Playing in my sandbox one spring day in 1966 while Susie was at school, I heard explosions. I hurried inside as a crowd of angry people ran down the street, sticks and machetes in hand. Ussman reassured us that he would not let anything happen to us.
That night, we heard on BBC radio that the Premier of Nigeria was assassinated, and his home a few blocks from our house was destroyed. Military leaders of Ibo ethnicity seized power.
There were frequent riots, and school was often disrupted. I sat in my room, scooting Susie's matchbox cars along the windowsill, wishing my sandbox could be inside.
At school, air raid practices became the norm for Susie, who never believed her desk would really save her. Whenever she dove under her desk, she invariably found herself with her nose butting up to the smelly boy in front of her. She began to think she would take her chances if there ever was an air raid.
Masks & Spears
One night we were robbed as we slept, and the blankets were stolen from our beds. In a patch of brush across from our house, Dad and several neighbors and servants armed with poison-tipped spears and bows and arrows converged on a hiding place and found curtains, weapons, our silverware set, even a typewriter. The thieves had a spear and some ground nuts in a little wooden bowl with primitive animal patterns burnished into the surface.
Thieves' Bowl
It turned out our night watchman had failed to pay his "dues" or protection money to the corrupt police chief who was running a protection racket. Dad fired the watchman and hired one Tuareg, a fierce nomadic warrior, to guard our house. Although we hired only one, at night we saw hundreds of small cooking fires in the bush surrounding our house. When we put our lights out, they hid and waited for thieves. I felt safer with the Tuaregs guarding our house, their fires flickering magically into the distant brush. But I still made Dad check under my bed every night.Playing in my sandbox, I used sticks as spears and knives. My make-believe people locked their doors at night. Sometimes they fought battles and had to have a priest bless their homes.
In July, 1966, there was a second military coup, putting Colonel Yakubu Gowon in power. There were several riots. Kaduna, as the capitol of the Northern Region, became embroiled in turmoil. The Muslim Hausa from the north swept south, slaughtering Christian Ibos from the east. The Ibos retaliated. Portrayed as a religious war in the international press, it was probably rooted more in nepotism than religion. Thousands of refugees fled across Nigeria. Bodies lay in the streets near our home.
Throughout 1966, we heard sporadic gunfire and fighting. Mom worried about Dad being stranded from us at his USAID job in the city, and he often was. Ussman began warning us to stay away from certain areas of the city because there was going to be a spontaneous riot. His predictions were always right.

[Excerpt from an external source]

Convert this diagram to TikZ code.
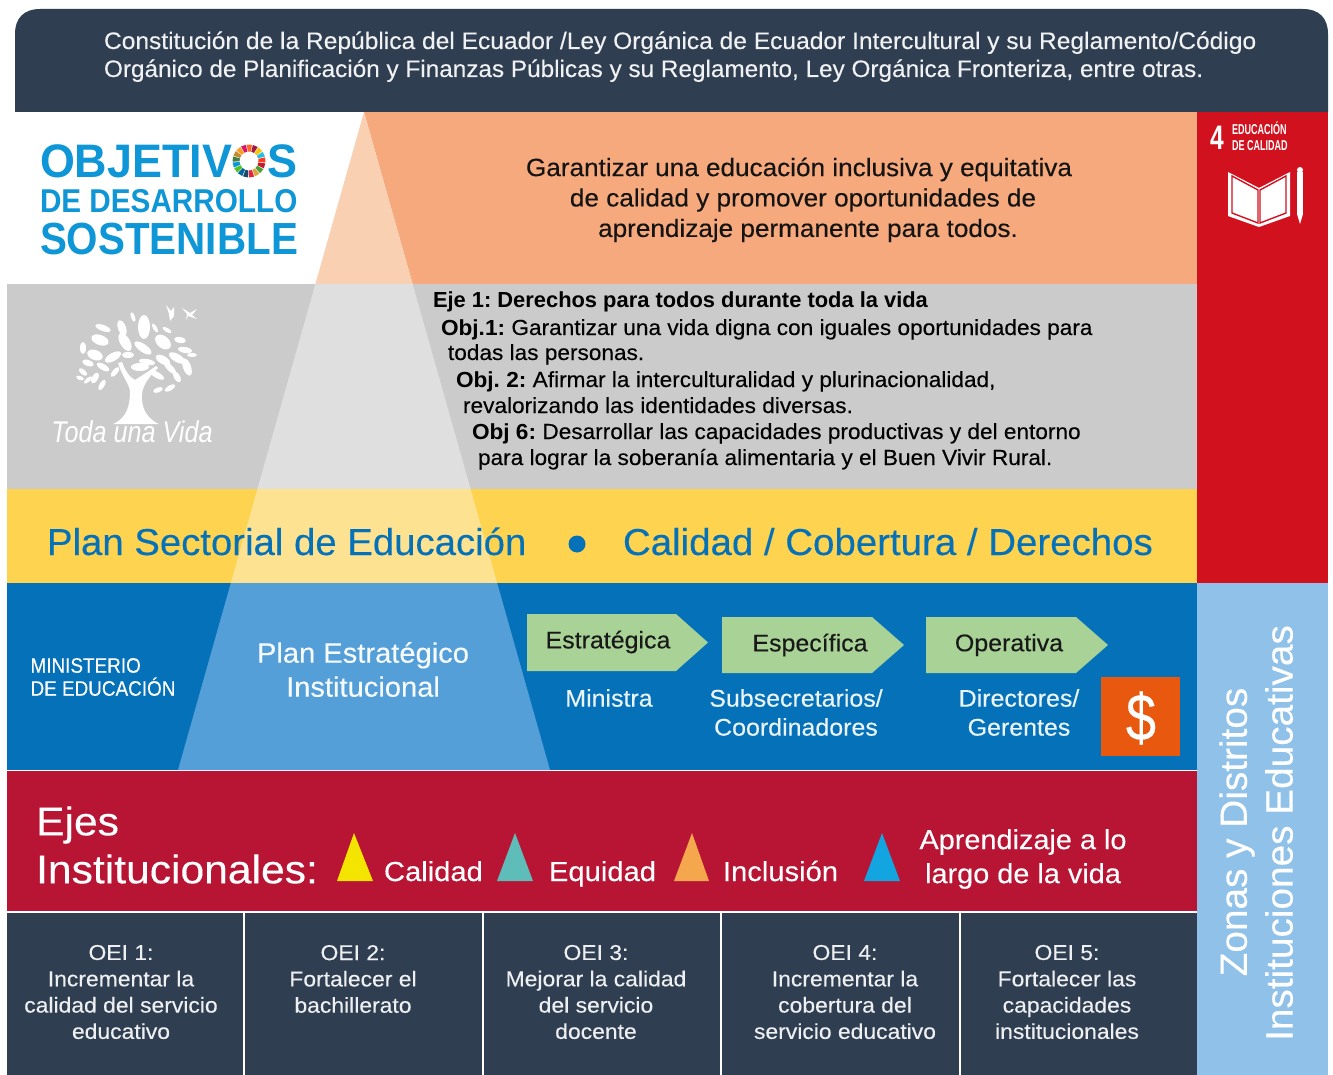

Magic thoughts dimmed as I started school. Our Embassy advised that if there was an air raid, we should dive into the ditches along the road, essentially open sewers. Mom said she would rather take her chances with the planes. Life went on.

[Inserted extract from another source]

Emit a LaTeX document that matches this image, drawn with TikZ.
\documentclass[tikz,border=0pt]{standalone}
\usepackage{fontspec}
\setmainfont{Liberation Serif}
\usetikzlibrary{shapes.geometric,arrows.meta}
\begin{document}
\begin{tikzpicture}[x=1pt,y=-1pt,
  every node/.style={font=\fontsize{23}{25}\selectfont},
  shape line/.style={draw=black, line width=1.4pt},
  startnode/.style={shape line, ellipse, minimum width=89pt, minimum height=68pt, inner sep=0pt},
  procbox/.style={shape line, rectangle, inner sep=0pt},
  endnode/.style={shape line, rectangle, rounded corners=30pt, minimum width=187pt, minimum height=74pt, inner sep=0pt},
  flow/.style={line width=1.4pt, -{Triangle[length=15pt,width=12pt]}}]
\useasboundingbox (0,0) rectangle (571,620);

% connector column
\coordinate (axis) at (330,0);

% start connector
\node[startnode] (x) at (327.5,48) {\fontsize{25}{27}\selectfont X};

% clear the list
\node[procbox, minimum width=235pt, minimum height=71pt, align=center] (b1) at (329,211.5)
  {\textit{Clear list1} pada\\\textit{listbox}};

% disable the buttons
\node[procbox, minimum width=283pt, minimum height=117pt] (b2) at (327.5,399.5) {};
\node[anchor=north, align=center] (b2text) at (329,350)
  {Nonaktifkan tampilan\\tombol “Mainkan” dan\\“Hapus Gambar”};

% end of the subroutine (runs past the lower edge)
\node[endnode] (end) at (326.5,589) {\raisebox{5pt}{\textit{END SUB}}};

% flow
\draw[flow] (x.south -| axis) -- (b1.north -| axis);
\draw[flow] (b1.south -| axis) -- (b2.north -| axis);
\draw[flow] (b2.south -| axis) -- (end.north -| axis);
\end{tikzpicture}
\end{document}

We lived with riots and gunfire in the night. Our dreams were full of army men coming into the house while we slept. Susie sometimes whispered, "If anything happens to our parents, Ussman can walk us north to Niger. We will find people to help us there."

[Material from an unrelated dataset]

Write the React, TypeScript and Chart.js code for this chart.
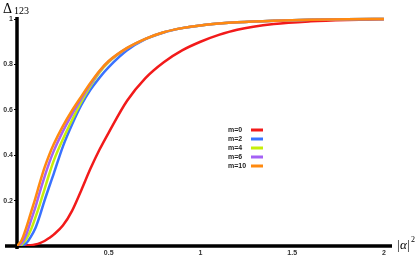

"What's going to happen to them?" I asked.
"I don't know," Susie answered, "but we need to figure out how to get back to the States."
I no longer fantasized about magic. Streams of refugees passed through our city. My childish prayers and magic would not help anyone. I stopped pretending.
In 1967, after months of violence, the evacuation orders came. We said a quick goodbye to Ussman with no time to say goodbye to the other people we loved. The plane loomed large before us. Dead and injured bodies littered the tarmac. My magic was also dead.
In our absence, the Embassy sent packers to pack and ship all our belongings to us. When our things arrived in America months later, everything of value had been stolen, but the packers had carefully wrapped all the garbage in our wastebaskets and shipped it to us. Unpacking the box from my room, I smiled when I noticed a sandy matchbox car cocooned in the trash.